We’re asking everybody in our organization to reach out to people that they know all over the United States, get a lot of mail to our senators right now, this is so crucial because the Heroes Act is going to be voted on very soon. And part of this by the way, I just want to mention in terms of farmworkers, they are going to have hazard pay for essential workers, you know, farm workers have been out there picking our food every single day, and they would be benefited by this. But again, many small businesses, people that weren’t able to get the support that they needed, are going to be helped by that. And so, if they can get their senators, we only need like four senators, I believe, to join to pass the Heroes Act that would help us a lot, you know. Get busy, make those phone calls. Don’t tune out. Stay woke, you know. Stay informed about what’s happening right now. Because I think we are. This is a learning environment. I’m going throw something out that you probably none of you ever heard before. But I don’t know how many of us know that in Texas there was 7,000 Mexicans lynched. And I’m talking about people in the state of Texas. That means after the U.S. took over that property from Mexico, they lynched 7,000 Mexicans. You know, we’re learning every day about the horrible, horrific, monstrous acts that our country committed on people of color. So, you know, keep getting informed, keep learning and just get committed to it, get committed to this struggle for justice. We could make it happen. We’ve got to make a commitment and not it’s not just today or tomorrow. It’s got to be ongoing.
[42:19] I can just add to that, that what Angela said and what Dolores has just said are the keys.
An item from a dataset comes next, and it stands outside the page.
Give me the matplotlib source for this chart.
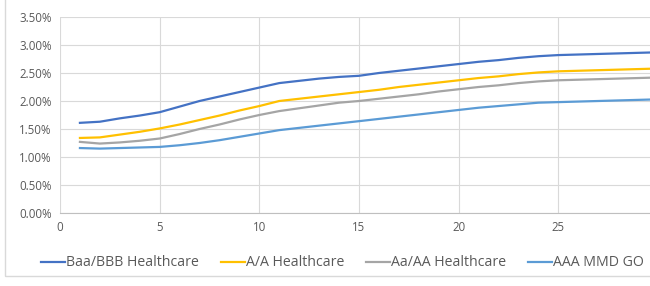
import numpy as np
import matplotlib.pyplot as plt
from matplotlib.patches import Rectangle
from matplotlib.ticker import FuncFormatter

# Data (yield %, by maturity in years)
years = list(range(1, 31))
baa_bbb = [1.61, 1.63, 1.69, 1.74, 1.80, 1.90, 2.00, 2.08, 2.16, 2.24,
           2.32, 2.36, 2.40, 2.43, 2.45, 2.50, 2.54, 2.58, 2.62, 2.66,
           2.70, 2.73, 2.77, 2.80, 2.82, 2.83, 2.84, 2.85, 2.86, 2.87]
a_a = [1.34, 1.35, 1.40, 1.45, 1.51, 1.58, 1.66, 1.74, 1.83, 1.91,
       2.00, 2.04, 2.08, 2.12, 2.16, 2.20, 2.25, 2.29, 2.33, 2.37,
       2.41, 2.44, 2.48, 2.51, 2.53, 2.54, 2.55, 2.56, 2.57, 2.58]
aa_aa = [1.27, 1.24, 1.26, 1.29, 1.33, 1.41, 1.50, 1.58, 1.67, 1.75,
         1.82, 1.87, 1.92, 1.97, 2.00, 2.04, 2.08, 2.12, 2.17, 2.21,
         2.25, 2.28, 2.32, 2.35, 2.37, 2.38, 2.39, 2.40, 2.41, 2.42]
aaa_mmd = [1.16, 1.15, 1.16, 1.17, 1.18, 1.21, 1.25, 1.30, 1.36, 1.42,
           1.48, 1.52, 1.56, 1.60, 1.64, 1.68, 1.72, 1.76, 1.80, 1.84,
           1.88, 1.91, 1.94, 1.97, 1.98, 1.99, 2.00, 2.01, 2.02, 2.03]

series = [
    ('Baa/BBB Healthcare', baa_bbb, '#4472C4'),
    ('A/A Healthcare', a_a, '#FFC000'),
    ('Aa/AA Healthcare', aa_aa, '#A5A5A5'),
    ('AAA MMD GO', aaa_mmd, '#5B9BD5'),
]

plt.rcParams['font.family'] = ['Open Sans', 'DejaVu Sans']

fig = plt.figure(figsize=(6.5, 2.86), dpi=100)
ax = fig.add_axes([60 / 650, 1 - 213 / 286, 598 / 650, 196 / 286])

for name, vals, color in series:
    ax.plot(years, vals, color=color, lw=1.6, label=name)

ax.set_xlim(0, 30)
ax.set_ylim(0, 3.5)
ax.set_xticks([0, 5, 10, 15, 20, 25])
ax.set_yticks(np.arange(0, 3.51, 0.5))
ax.yaxis.set_major_formatter(FuncFormatter(lambda v, p: f'{v:.2f}%'))
ax.grid(True, color='#D9D9D9', lw=0.8)
ax.set_axisbelow(True)
for s in ['top', 'right', 'left']:
    ax.spines[s].set_visible(False)
ax.spines['bottom'].set_color('#BFBFBF')
ax.tick_params(length=0, labelsize=8.3, colors='#595959', pad=6)

leg = fig.legend(loc='center', bbox_to_anchor=(0.527, 1 - 263 / 286), ncol=4,
                 frameon=False, fontsize=10.2, handlelength=1.7,
                 handletextpad=0.05, columnspacing=1.55)
for t in leg.get_texts():
    t.set_color('#595959')

# outer chart border
fig.patches.append(Rectangle((5 / 650, 1 - 276 / 286), 700 / 650, 300 / 286,
                             transform=fig.transFigure, fill=False,
                             edgecolor='#D9D9D9', lw=1))

fig.savefig('out.png', dpi=100)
For white America, it is so critical that white America stays at it and keeps at it. And also, not for a minute think that this is for somebody else. Because this is for all of us. There’s an unbroken, unbreakable chain that links us all together. And unless we address the poverty and inequality in America, it is going to be a much lesser country for everyone. And so the key is that this isn’t something where we can spend a couple of weeks demonstrating or paying attention to elections. This is something that we’ve got to wake up every day and recommit ourselves to.
[43:12] Well, Angela said it. We are fighting for the soul of our country. And because we are the richest country in the world, you might say that we are fighting for the soul of the entire world in the work that we have to do. Sí se puede. Yes, we can!
[43:28] Gosh, that is that is, thank you. Thank you so much. That right there feels like the right place to stop. Thank you all, Dolores and Angela and Conway, for spending time having this important discussion. We’re really grateful.